Sergio Ramírez
A los compases del concierto de Tchaikowski seguía la voz engolada de un locutor que parecía hablar desde el púlpito para sentenciar: el derecho a la vida es inalienable (una palabra que me intrigaba tanto y que dejé reposar mucho tiempo en las páginas del diccionario porque me gustaba más en su misterio), nada, ni el orgullo de los hombres, ni la pasión de las mujeres podrán negar el derecho de nacer…
Y ya venían entonces, tras los anuncios del jabón Fab que lava y lava y nunca se acaba, las voces plañideras de las actrices y las otras mentoladas de los actores del Cuadro Dramático de Radio Mundial, los diálogos empalmados por las ráfagas y cortinas musicales, y cerrados siempre por el majestuoso de la orquesta con su fin de sinfonía. Era imposible perder el hilo de la narración, porque de una casa a otra las voces y los arpegios se repetían y también me seguían por la calle.
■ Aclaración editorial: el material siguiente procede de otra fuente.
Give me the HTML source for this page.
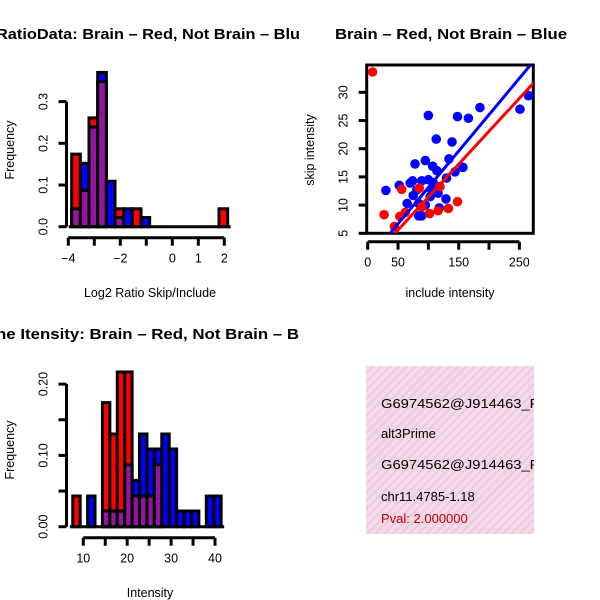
<!DOCTYPE html>
<html><head><meta charset="utf-8"><style>
html,body{margin:0;padding:0;background:#fff;}
svg{display:block;font-family:"Liberation Sans",sans-serif;}
</style></head><body>
<svg id="chart" width="600" height="600" viewBox="0 0 600 600" xmlns="http://www.w3.org/2000/svg">
<defs>
<pattern id="stripes" width="6" height="6" patternUnits="userSpaceOnUse" patternTransform="rotate(45)">
<rect width="6" height="6" fill="#f7d6f2"/><rect width="2" height="6" fill="#e3d0cf"/>
</pattern>
<pattern id="purp" width="4" height="4" patternUnits="userSpaceOnUse" patternTransform="rotate(45)">
<rect width="4" height="4" fill="#a010b0"/><rect width="2" height="4" fill="#8a1890"/>
</pattern>
</defs>
<text x="-4" y="39" font-size="15" font-weight="bold" textLength="304" lengthAdjust="spacingAndGlyphs">RatioData: Brain – Red, Not Brain – Blu</text>
<text x="335" y="39" font-size="15" font-weight="bold" textLength="232" lengthAdjust="spacingAndGlyphs">Brain – Red, Not Brain – Blue</text>
<text x="-4" y="339" font-size="15" font-weight="bold" textLength="303" lengthAdjust="spacingAndGlyphs">ne Itensity: Brain – Red, Not Brain – B</text>
<g id="g1"></g>
<g id="g2"></g>
<g id="g3"></g>
<g>
<rect x="366" y="366" width="168" height="168" fill="url(#stripes)"/>
<svg x="366" y="366" width="168" height="168">
<text x="15" y="42" font-size="13" textLength="170" lengthAdjust="spacingAndGlyphs">G6974562@J914463_RC</text>
<text x="15" y="72" font-size="13">alt3Prime</text>
<text x="15" y="103" font-size="13" textLength="170" lengthAdjust="spacingAndGlyphs">G6974562@J914463_RC</text>
<text x="15" y="135" font-size="13">chr11.4785-1.18</text>
<text x="15" y="157" font-size="13" fill="#c00000">Pval: 2.000000</text>
</svg>
</g>
</svg>
<script>
// ---- data: ratio histogram ----
const ratioBreakStart = -3.87;
const ratioBinWidth = 1/3;
const ratioRed  = [0.174,0.087,0.261,0.348,0,0.043,0,0.043,0,0,0,0,0,0,0,0,0,0.043];
const ratioBlue = [0.043,0.152,0.239,0.370,0.109,0.022,0.043,0,0.022,0,0,0,0,0,0,0,0,0];
const ratioXTicks = [-4,-3,-2,-1,0,1,2];
const ratioXLabels = ["-4","","-2","","0","1","2"];
const ratioYTicks = [0,0.1,0.2,0.3];
const ratioYLabels = ["0.0","0.1","0.2","0.3"];
// ---- data: scatter ----
const blueX = [30,52,100,148,166,185,251,265,113,139,134,157,144,95,78,107,114,74,70,89,100,108,130,75,65,84,95,103,116,129,118,84,89,105,119,81];
const blueY = [12.6,13.5,25.9,25.7,25.4,27.3,27,29.4,21.7,21.2,18.2,16.7,15.9,17.9,17.3,16.9,16.1,14.3,13.9,14.3,14.5,14,14.8,11.7,10.3,10.3,10,11.5,12.1,11.1,9.5,8.1,8.1,12.7,13.3,12.7];
const redX = [8,27,44,56,53,62,85,102,116,133,148,119,89];
const redY = [33.6,8.3,6.2,12.8,8,8.7,13,8.5,9,9.4,10.6,13.3,9.7];
const blueFit = [0.23,0.129];
const redFit = [-0.25,0.1167];
const scXTicks = [0,50,100,150,200,250];
const scXLabels = ["0","50","","150","","250"];
const scYTicks = [5,10,15,20,25,30];
// ---- data: intensity histogram ----
const intBreakStart = 7.6;
const intBinWidth = 1.69;
const intRed  = [0.043,0,0,0,0.174,0.130,0.217,0.217,0.043,0.043,0.043,0.087,0,0,0,0,0,0,0,0];
const intBlue = [0,0,0.043,0,0.022,0.022,0.022,0.087,0.065,0.130,0.109,0.109,0.130,0.109,0.022,0.022,0.022,0,0.043,0.043];
const intXTicks = [10,15,20,25,30,35,40];
const intXLabels = ["10","","20","","30","","40"];
const intYTicks = [0,0.05,0.10,0.15,0.20];
const intYLabels = ["0.00","","0.10","","0.20"];

const NS="http://www.w3.org/2000/svg";
function mk(parent,tag,attrs){const e=document.createElementNS(NS,tag);for(const k in attrs)e.setAttribute(k,attrs[k]);parent.appendChild(e);return e;}

function hist(g,o){
  const sx=v=>o.x0+(v-o.xv0)*o.xs, sy=v=>o.y0-v*o.ys;
  let a=mk(g,'line',{x1:o.yax,x2:o.yax,y1:sy(o.yT[0]),y2:sy(o.yT[o.yT.length-1]),stroke:'#000','stroke-width':3});
  
  
  o.yT.forEach((t,i)=>{
    const l=mk(g,'line',{x1:o.yax-8,x2:o.yax,y1:sy(t),y2:sy(t),stroke:'#000','stroke-width':3});
    
    
    if(o.yL[i]){const tx=mk(g,'text',{x:0,y:0,'font-size':12.5,'text-anchor':'middle',transform:`translate(${o.yax-19},${sy(t)}) rotate(-90)`});tx.textContent=o.yL[i];
    
    }
  });
  a=mk(g,'line',{x1:sx(o.xT[0]),x2:sx(o.xT[o.xT.length-1]),y1:o.xax,y2:o.xax,stroke:'#000','stroke-width':3});
  
  
  o.xT.forEach((t,i)=>{
    const l=mk(g,'line',{x1:sx(t),x2:sx(t),y1:o.xax,y2:o.xax+8,stroke:'#000','stroke-width':3});
    
    
    if(o.xL[i]){const tx=mk(g,'text',{x:sx(t),y:o.xax+25,'font-size':12.5,'text-anchor':'middle'});tx.textContent=o.xL[i].replace('-','\u2212');
    
    }
  });
  const nb=o.red.length;
  const bl=mk(g,'line',{x1:sx(o.bs)-3,x2:sx(o.bs+nb*o.bw)+3,y1:o.y0,y2:o.y0,stroke:'#000','stroke-width':3});
  
  
  for(let i=0;i<nb;i++){
    const r=o.red[i],b=o.blue[i],x=sx(o.bs+i*o.bw),w=o.bw*o.xs;
    const mx=Math.max(r,b),mn=Math.min(r,b);
    if(mx>0){const e=mk(g,'rect',{x:x,y:sy(mx),width:w,height:mx*o.ys,fill:r>=b?'#ff0000':'#0000ff',stroke:'#000','stroke-width':3});
      
      }
    if(mn>0){const e=mk(g,'rect',{x:x,y:sy(mn),width:w,height:mn*o.ys,fill:'url(#purp)',stroke:'#000','stroke-width':3});
      
      }
  }
  let t=mk(g,'text',{x:0,y:0,'font-size':12.5,'text-anchor':'middle',transform:`translate(14,${o.fy}) rotate(-90)`});t.textContent='Frequency';
  
  
  t=mk(g,'text',{x:150,y:o.xty,'font-size':12.5,'text-anchor':'middle'});t.textContent=o.xtitle;
  
  
}

hist(document.getElementById('g1'),{x0:68.3,xv0:-4,xs:26,y0:226.7,ys:417,yax:66.5,xax:237.7,
  xT:ratioXTicks,xL:ratioXLabels,yT:ratioYTicks,yL:ratioYLabels,red:ratioRed,blue:ratioBlue,bs:ratioBreakStart,bw:ratioBinWidth,
  fy:150,xty:297,xtitle:'Log2 Ratio Skip/Include'});
hist(document.getElementById('g3'),{x0:83.3,xv0:10,xs:4.39,y0:526.7,ys:713,yax:66.5,xax:537.7,
  xT:intXTicks,xL:intXLabels,yT:intYTicks,yL:intYLabels,red:intRed,blue:intBlue,bs:intBreakStart,bw:intBinWidth,
  fy:450,xty:597,xtitle:'Intensity'});

(function(){
  const g=document.getElementById('g2');
  const sx=v=>367.7+v*0.6066, sy=v=>233.3-(v-5)*5.64;
  const L=366.7,R=533.3,T=65,B=233.3;
  const clip=mk(g,'clipPath',{id:'scclip'});mk(clip,'rect',{x:L,y:T,width:R-L,height:B-T});
  let e=mk(g,'rect',{x:L,y:T,width:R-L,height:B-T,fill:'none',stroke:'#000','stroke-width':3});
  
  
  scYTicks.forEach(t=>{
    const l=mk(g,'line',{x1:L-8,x2:L,y1:sy(t),y2:sy(t),stroke:'#000','stroke-width':3});
    
    
    const tx=mk(g,'text',{x:0,y:0,'font-size':12.5,'text-anchor':'middle',transform:`translate(${L-19},${sy(t)}) rotate(-90)`});tx.textContent=t;
    
    
  });
  const xa=241.7;
  e=mk(g,'line',{x1:sx(0),x2:sx(250),y1:xa,y2:xa,stroke:'#000','stroke-width':3});
  
  
  scXTicks.forEach((t,i)=>{
    const l=mk(g,'line',{x1:sx(t),x2:sx(t),y1:xa,y2:xa+8,stroke:'#000','stroke-width':3});
    
    
    if(scXLabels[i]){const tx=mk(g,'text',{x:sx(t),y:xa+25,'font-size':12.5,'text-anchor':'middle'});tx.textContent=scXLabels[i];
    
    }
  });
  const pg=mk(g,'g',{'clip-path':'url(#scclip)'});
  blueX.forEach((x,i)=>{const c=mk(pg,'circle',{cx:sx(x),cy:sy(blueY[i]),r:4.8,fill:'#0000ff'});
    
    });
  redX.forEach((x,i)=>{const c=mk(pg,'circle',{cx:sx(x),cy:sy(redY[i]),r:4.8,fill:'#ff0000'});
    
    });
  [[blueFit,'#0000ff','fit-line-blue'],[redFit,'#ff0000','fit-line-red']].forEach(([f,col,nm])=>{
    const l=mk(pg,'line',{x1:sx(0),y1:sy(f[0]),x2:sx(300),y2:sy(f[0]+f[1]*300),stroke:col,'stroke-width':3});
    
    
  });
  let t=mk(g,'text',{x:0,y:0,'font-size':12.5,'text-anchor':'middle',transform:'translate(314,150) rotate(-90)'});t.textContent='skip intensity';
  
  
  t=mk(g,'text',{x:450,y:297,'font-size':12.5,'text-anchor':'middle'});t.textContent='include intensity';
  
  
})();
</script>
</body></html>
De allí vino mi fascinación literaria por las voces sin cuerpo, que me inducían a imaginar todo a partir de esas voces, voces que eran por sí mismas personajes, actuando en un escenario invisible en el que la credibilidad, es decir, la eficacia de la verdad fingida, dependía nada más de ellas, de su sonoridad, de sus modulaciones y matices. Y el gran premio lo recibía la imaginación de quien escuchaba. Imaginar a partir de las voces, o en función de la voces, darles cuerpo y rostro, que era una forma privilegiada de participar en el relato. Un premio que, de manera paralela, sólo ofrece la lectura, cuando en lugar de voces hay que descifrar signos.